Determine the number of lines that contain the word "this", then state that number and nothing more.

= Records with drawing code =
┄┄┄┄┄┄

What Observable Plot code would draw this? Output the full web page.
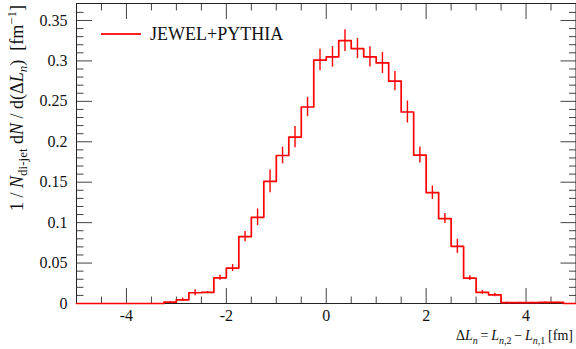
<!DOCTYPE html>
<html><head><meta charset="utf-8">
<script src="https://cdn.jsdelivr.net/npm/d3@7"></script>
<script src="https://cdn.jsdelivr.net/npm/@observablehq/plot@0.6"></script>
<style>
body{margin:0;background:#fff;}
#wrap{position:relative;width:576px;height:349px;}
#legend{position:absolute;left:101px;top:25px;font-family:"Liberation Serif",serif;font-size:18px;line-height:18px;display:flex;align-items:center;color:#111;}
#legend .sw{display:inline-block;width:40px;height:0;border-top:2px solid #ff2020;margin-right:9px;}
</style></head><body><div id="wrap"><div id="legend"><span class="sw"></span><span id="legtext"></span></div></div>
<script>
const seriesName = "JEWEL+PYTHIA";
const binWidth = 0.25;
const binLo = [-5.00,-4.75,-4.50,-4.25,-4.00,-3.75,-3.50,-3.25,-3.00,-2.75,
               -2.50,-2.25,-2.00,-1.75,-1.50,-1.25,-1.00,-0.75,-0.50,-0.25,
                0.00, 0.25, 0.50, 0.75, 1.00, 1.25, 1.50, 1.75, 2.00, 2.25,
                2.50, 2.75, 3.00, 3.25, 3.50, 3.75, 4.00, 4.25, 4.50, 4.75];
const values = [0,0,0,0,0,0,0,0.0017,0.0046,0.0133,
                0.0137,0.0318,0.0438,0.0827,0.1066,0.151,0.183,0.2058,0.243,0.301,
                0.305,0.325,0.3153,0.305,0.2975,0.275,0.2368,0.1835,0.137,0.105,
                0.0707,0.0313,0.0137,0.0106,0.0012,0.001,0.001,0.0015,0.0015,0];
const errors = [0,0,0,0,0,0,0,0.0008,0.0022,0.0037,
                0.0012,0.003,0.0043,0.0062,0.0103,0.014,0.0103,0.0132,0.012,0.0133,
                0.0128,0.0134,0.0124,0.0124,0.013,0.0118,0.0136,0.0099,0.0083,0.0062,
                0.0087,0.003,0.0022,0.0022,0.0005,0.0005,0.0005,0.0005,0.0005,0];
const xMajorTicks = [-4,-2,0,2,4];
const xMinorTicks = [-4.5,-3.5,-3,-2.5,-1.5,-1,-0.5,0.5,1,1.5,2.5,3,3.5,4.5];
const yMajorTicks = [0,0.05,0.1,0.15,0.2,0.25,0.3,0.35];
const yMinorTicks = [0.01,0.02,0.03,0.04,0.06,0.07,0.08,0.09,0.11,0.12,0.13,0.14,
                     0.16,0.17,0.18,0.19,0.21,0.22,0.23,0.24,0.26,0.27,0.28,0.29,
                     0.31,0.32,0.33,0.34,0.36];
const xDomain = [-5,5];
const yDomain = [0,0.371];

const stepData = binLo.map((lo,i)=>({x:lo, y:values[i]}));
stepData.push({x: binLo[binLo.length-1]+binWidth, y: values[values.length-1]});
const errData = binLo.map((lo,i)=>({x: lo+binWidth/2, lo: values[i]-errors[i], hi: values[i]+errors[i]})).filter((d,i)=>errors[i]>0);

const FONT = "Liberation Serif, serif";
const tickColor = "#444";
const chart = Plot.plot({
  width: 576, height: 349,
  marginLeft: 76, marginRight: 0.5, marginTop: 3, marginBottom: 46,
  style: {fontFamily: FONT, fontSize: "16px", color: "#111", background: "#fff"},
  x: {domain: xDomain},
  y: {domain: yDomain},
  marks: [
    Plot.axisX({anchor:"bottom", ticks: xMajorTicks, tickSize: -15, stroke: tickColor, fill:"none", label:null}),
    Plot.axisX({anchor:"bottom", ticks: xMinorTicks, tickSize: -6.5, stroke: tickColor, fill:"none", label:null}),
    Plot.axisX({anchor:"top", ticks: xMajorTicks, tickSize: -15, stroke: tickColor, fill:"none", label:null}),
    Plot.axisX({anchor:"top", ticks: xMinorTicks, tickSize: -6.5, stroke: tickColor, fill:"none", label:null}),
    Plot.axisX({anchor:"bottom", ticks: xMajorTicks, tickSize: 0, tickPadding: 6, tickFormat: d => String(d), label:null}),
    Plot.axisY({anchor:"left", ticks: yMajorTicks, tickSize: -16, stroke: tickColor, fill:"none", label:null}),
    Plot.axisY({anchor:"left", ticks: yMinorTicks, tickSize: -7.5, stroke: tickColor, fill:"none", label:null}),
    Plot.axisY({anchor:"right", ticks: yMajorTicks, tickSize: -16, stroke: tickColor, fill:"none", label:null}),
    Plot.axisY({anchor:"right", ticks: yMinorTicks, tickSize: -7.5, stroke: tickColor, fill:"none", label:null}),
    Plot.axisY({anchor:"left", ticks: yMajorTicks, tickSize: 0, tickPadding: 9, tickFormat: d => String(d), label:null}),
    Plot.frame({stroke: "#222"}),
    Plot.line(stepData, {x:"x", y:"y", curve:"step-after", stroke:"#ff0000", strokeWidth:1.7}),
    Plot.ruleX(errData, {x:"x", y1:"lo", y2:"hi", stroke:"#ff0000", strokeWidth:1.4})
  ]
});
document.getElementById("wrap").prepend(chart);
document.getElementById("legtext").textContent = seriesName;

const svg = d3.select(chart);
// y-axis label
const yl = svg.append("text")
  .attr("transform","translate(23,5) rotate(-90)")
  .attr("text-anchor","end")
  .attr("font-family", FONT).attr("font-size", 18).attr("fill","#111");
yl.append("tspan").text("1 / ");
yl.append("tspan").attr("font-style","italic").text("N");
yl.append("tspan").attr("dy",4).attr("font-size",13).text("di-jet");
yl.append("tspan").attr("dy",-4).text(" d");
yl.append("tspan").attr("font-style","italic").text("N");
yl.append("tspan").text(" / d(\u0394");
yl.append("tspan").attr("font-style","italic").text("L");
yl.append("tspan").attr("dy",4).attr("font-size",13).attr("font-style","italic").text("n");
yl.append("tspan").attr("dy",-4).text(")\u2002[fm");
yl.append("tspan").attr("dy",-7).attr("font-size",13).text("\u22121");
yl.append("tspan").attr("dy",7).text("]");

// x-axis label
const xl = svg.append("text")
  .attr("x", 573).attr("y", 340)
  .attr("text-anchor","end")
  .attr("font-family", FONT).attr("font-size", 14).attr("fill","#111");
xl.append("tspan").text("\u0394");
xl.append("tspan").attr("font-style","italic").text("L");
xl.append("tspan").attr("dy",3.5).attr("font-size",10).attr("font-style","italic").text("n");
xl.append("tspan").attr("dy",-3.5).text("\u2009=\u2009");
xl.append("tspan").attr("font-style","italic").text("L");
xl.append("tspan").attr("dy",3.5).attr("font-size",10).attr("font-style","italic").text("n");
xl.append("tspan").attr("font-size",10).text(",2");
xl.append("tspan").attr("dy",-3.5).text("\u2009\u2212\u2009");
xl.append("tspan").attr("font-style","italic").text("L");
xl.append("tspan").attr("dy",3.5).attr("font-size",10).attr("font-style","italic").text("n");
xl.append("tspan").attr("font-size",10).text(",1");
xl.append("tspan").attr("dy",-3.5).text("\u2009[fm]");
</script></body></html>
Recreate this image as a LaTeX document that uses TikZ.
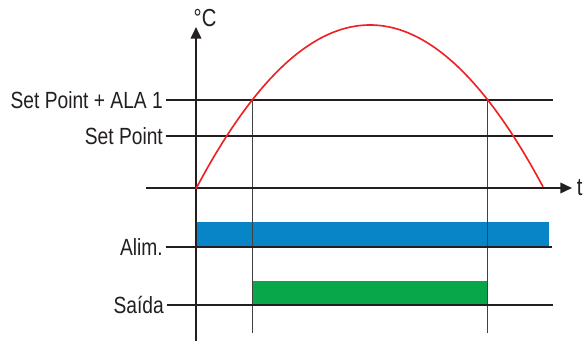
\documentclass[tikz,border=0pt]{standalone}
\usepackage{fontspec}
\setmainfont{Liberation Sans}[FakeStretch=0.82]
\usetikzlibrary{arrows.meta,positioning}
\definecolor{inkBlack}{RGB}{35, 31, 32}
\definecolor{guideGray}{RGB}{65, 65, 65}
\definecolor{curveRed}{RGB}{237, 34, 36}
\definecolor{alimBlue}{RGB}{8, 133, 199}
\definecolor{saidaGreen}{RGB}{8, 168, 74}
\tikzset{
  axisline/.style={draw=inkBlack, line width=1.8pt},
  guideline/.style={draw=guideGray, line width=0.8pt},
  tempcurve/.style={draw=curveRed, line width=1.4pt},
  levellabel/.style={anchor=east, inner xsep=2.5pt, inner ysep=0pt, text=inkBlack,
                     font=\fontsize{20pt}{24pt}\selectfont},
  axislabel/.style={inner sep=0pt, text=inkBlack, font=\fontsize{21pt}{24pt}\selectfont},
  axistip/.style={-{Triangle[length=10pt, width=9pt]}}
}

\begin{document}
\begin{tikzpicture}[x=0.03cm, y=-0.03cm]
  \useasboundingbox (0,0) rectangle (586,342);
  % state bars
  \fill[alimBlue] (196,222) rectangle (549,247);
  \fill[saidaGreen] (252,281) rectangle (487,305);
  % switching instants
  \coordinate (riseTop) at (252,100);
  \coordinate (riseFoot) at (252,333);
  \coordinate (fallTop) at (487,100);
  \coordinate (fallFoot) at (487,333);
  \draw[guideline] (riseTop) -- (riseFoot);
  \draw[guideline] (fallTop) -- (fallFoot);
  % levels
  \node[levellabel] (alaLabel) at (166,100) {Set Point + ALA 1};
  \node[levellabel] (spLabel) at (166,136) {Set Point};
  \node[levellabel] (alimLabel) at (166,247) {Alim.};
  \node[levellabel] (saidaLabel) at (167,305) {Saída};
  \coordinate (alaEnd) at (553,100);
  \coordinate (spEnd) at (553,136);
  \coordinate (alimEnd) at (552,247);
  \coordinate (saidaEnd) at (553,305);
  \draw[axisline] (alaLabel.east) -- (alaEnd);
  \draw[axisline] (spLabel.east) -- (spEnd);
  \draw[axisline] (alimLabel.east) -- (alimEnd);
  \draw[axisline] (saidaLabel.east) -- (saidaEnd);
  % axes
  \coordinate (origin) at (196,188);
  \coordinate (tempTip) at (196,27);
  \coordinate (tempFoot) at (196,341);
  \coordinate (timeFoot) at (146,188);
  \node[axislabel, anchor=west, inner xsep=4pt] (timeLabel) at (572,188) {t};
  \node[axislabel] (unitLabel) at (205,18) {°C};
  \draw[axisline, axistip] (tempFoot) -- (tempTip);
  \draw[axisline, axistip] (timeFoot) -- (timeLabel.west);
  % temperature
  \draw[tempcurve] plot[domain=196:543, samples=120, smooth] (\x, {25+((\x-370)/13.6)^2});
\end{tikzpicture}
\end{document}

┄┄┄┄┄┄

= PROBLEM SOLUTION =
2